Et certains de ces appels vont jusqu’à proposer la dictature à Danton.
    Les Girondins du bureau de la Convention s’indignent, dénoncent
Marat, ses « placards désorganisateurs qui ne cessent point depuis
plusieurs jours d’appeler une forme de gouvernement qui inspire de justes
alarmes ».
    Les Girondins affirment même qu’il existe un « dangereux
complot tramé par la députation de Paris ».
     
    Ainsi la Convention s’est-elle à peine réunie qu’on s’y
déchire, qu’on s’y suspecte, qu’on s’y accuse.
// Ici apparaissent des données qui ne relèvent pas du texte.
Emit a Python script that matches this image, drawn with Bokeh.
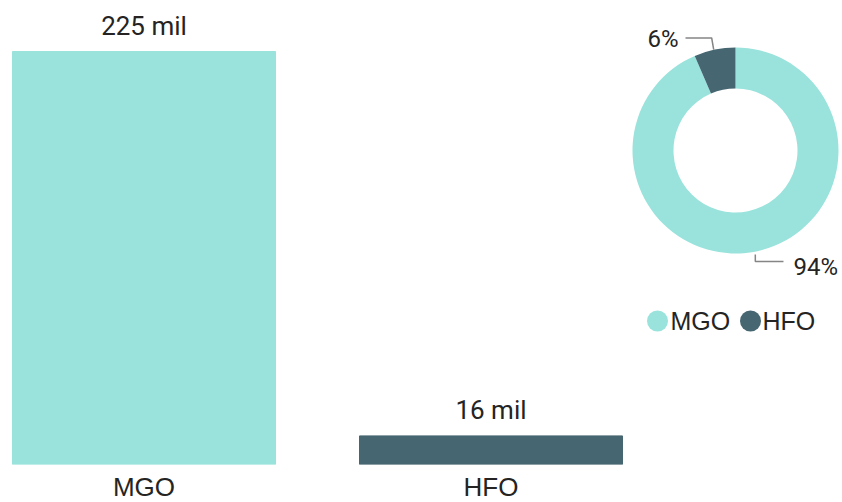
import math
from bokeh.plotting import figure
from bokeh.models import Range1d, FixedTicker, ColumnDataSource
from bokeh.core.properties import value
from bokeh.embed import file_html
from bokeh.resources import INLINE

# ---- data ----
categories = ["MGO", "HFO"]
volumes_mil = [225.3, 15.6]
colors = ["#99E3DC", "#466671"]

TEXT = "#252423"
LEAD = "#858585"
NUM_FONT = "Roboto"
LBL_FONT = "Liberation Sans"

# ---- frame geometry (pixels) ----
FW, FH = 842, 464          # plot frame
XS = 347.0                 # px per category step
X0 = 143.5                 # px position of first category centre
YS = 1.8331                # px per million
x_start = -X0 / XS
x_end = (FW - X0) / XS
y_end = FH / YS


def sx(px):  # screen x -> data x
    return x_start + px / XS


def sy(py):  # screen y (from top) -> data y
    return y_end - py / YS


p = figure(frame_width=FW, frame_height=FH, output_backend="svg", toolbar_location=None,
           x_range=Range1d(x_start, x_end), y_range=Range1d(0, y_end),
           min_border_left=0, min_border_right=0, min_border_top=0, min_border_bottom=36)
p.yaxis.visible = False
p.grid.visible = False
p.outline_line_color = None

# ---- bars ----
xs = list(range(len(categories)))
bar_labels = [f"{v:.0f} mil" for v in volumes_mil]
src = ColumnDataSource(dict(x=xs, top=volumes_mil, color=colors, label=bar_labels))
p.vbar(x="x", top="top", bottom=0, width=263 / XS, color="color", source=src)
p.text(x="x", y="top", text="label", source=src, text_align="center", text_baseline="middle",
       y_offset=-26, text_font=value(NUM_FONT), text_font_size="26px", text_color=TEXT)

p.xaxis.ticker = FixedTicker(ticks=xs)
p.xaxis.major_label_overrides = {i: c for i, c in zip(xs, categories)}
p.xaxis.axis_line_color = None
p.xaxis.major_tick_line_color = None
p.xaxis.minor_tick_line_color = None
p.xaxis.major_tick_out = 0
p.xaxis.major_tick_in = 0
p.xaxis.major_label_standoff = 7
p.xaxis.major_label_text_font = LBL_FONT
p.xaxis.major_label_text_font_size = "26px"
p.xaxis.major_label_text_color = TEXT

# ---- donut ----
CX, CY = 735.0, 150.0      # centre, screen px
R_OUT, R_IN = 103, 62
cx, cy = sx(CX), sy(CY)

total = sum(volumes_mil)
fracs = [v / total for v in volumes_mil]
hfo_start = math.pi / 2
hfo_end = hfo_start + fracs[1] * 2 * math.pi
mgo_start = hfo_end
mgo_end = math.pi / 2 + 2 * math.pi
wsrc = ColumnDataSource(dict(start=[mgo_start, hfo_start], end=[mgo_end, hfo_end], color=colors))
p.annular_wedge(x=cx, y=cy, inner_radius=R_IN, outer_radius=R_OUT,
                inner_radius_units="screen", outer_radius_units="screen",
                start_angle="start", end_angle="end", color="color", source=wsrc, line_color=None)

pct = [f"{round(f * 100)}%" for f in fracs]


def off(dxp, dyp_up):  # offset from donut centre in px (y up) -> data
    return cx + dxp / XS, cy + dyp_up / YS


# HFO leader (upper left)
a = (hfo_start + hfo_end) / 2
ex, ey = R_OUT * math.cos(a), R_OUT * math.sin(a)
pts = [off(ex - 1, ey), off(ex - 3, 112.5), off(-50, 112.5)]
p.line(x=[q[0] for q in pts], y=[q[1] for q in pts], line_color=LEAD, line_width=1.5)
tx, ty = off(-57, 111.5)
p.text(x=[tx], y=[ty], text=[pct[1]], text_align="right", text_baseline="middle",
       text_font=value(NUM_FONT), text_font_size="24px", text_color=TEXT)

# MGO leader (lower right)
a = (mgo_start + mgo_end) / 2
ex, ey = R_OUT * math.cos(a), R_OUT * math.sin(a)
pts = [off(ex - 1, ey - 3), off(ex - 1, -111), off(48, -111)]
p.line(x=[q[0] for q in pts], y=[q[1] for q in pts], line_color=LEAD, line_width=1.5)
tx, ty = off(58, -116)
p.text(x=[tx], y=[ty], text=[pct[0]], text_align="left", text_baseline="middle",
       text_font=value(NUM_FONT), text_font_size="24px", text_color=TEXT)

# ---- legend ----
leg_cx = [657, 750]
leg_tx = [670, 762]
leg_y = 320.5
p.scatter(x=[sx(v) for v in leg_cx], y=[sy(leg_y)] * 2, size=21, marker="circle",
          color=colors, line_color=None)
p.text(x=[sx(v) for v in leg_tx], y=[sy(leg_y)] * 2, text=categories, text_align="left",
       text_baseline="middle", text_font=value(LBL_FONT), text_font_size="25px", text_color=TEXT)

open("out.html", "w").write(file_html(p, INLINE))
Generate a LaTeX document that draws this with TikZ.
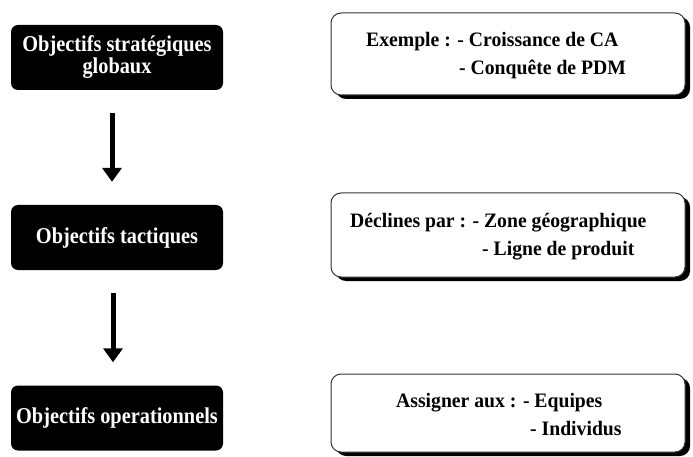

    Les Girondins – peut-être soixante-cinq députés, dont
Brissot, Vergniaud, Condorcet, Barbaroux – sont décidés à en finir avec cette
Commune de Paris, son Comité de surveillance. Dans les salons de Manon Roland
ou de Madame Condorcet, on répète que Paris est une « ville nourrie de
sang et de mensonges ».
    Marat, y dit-on, n’est qu’un « fou atrabilaire », un
« criminel », l’un des responsables majeurs des massacres de début
septembre. Et qui a même signé des ordres de visite domiciliaire d’une centaine
de Girondins, parmi lesquels Brissot.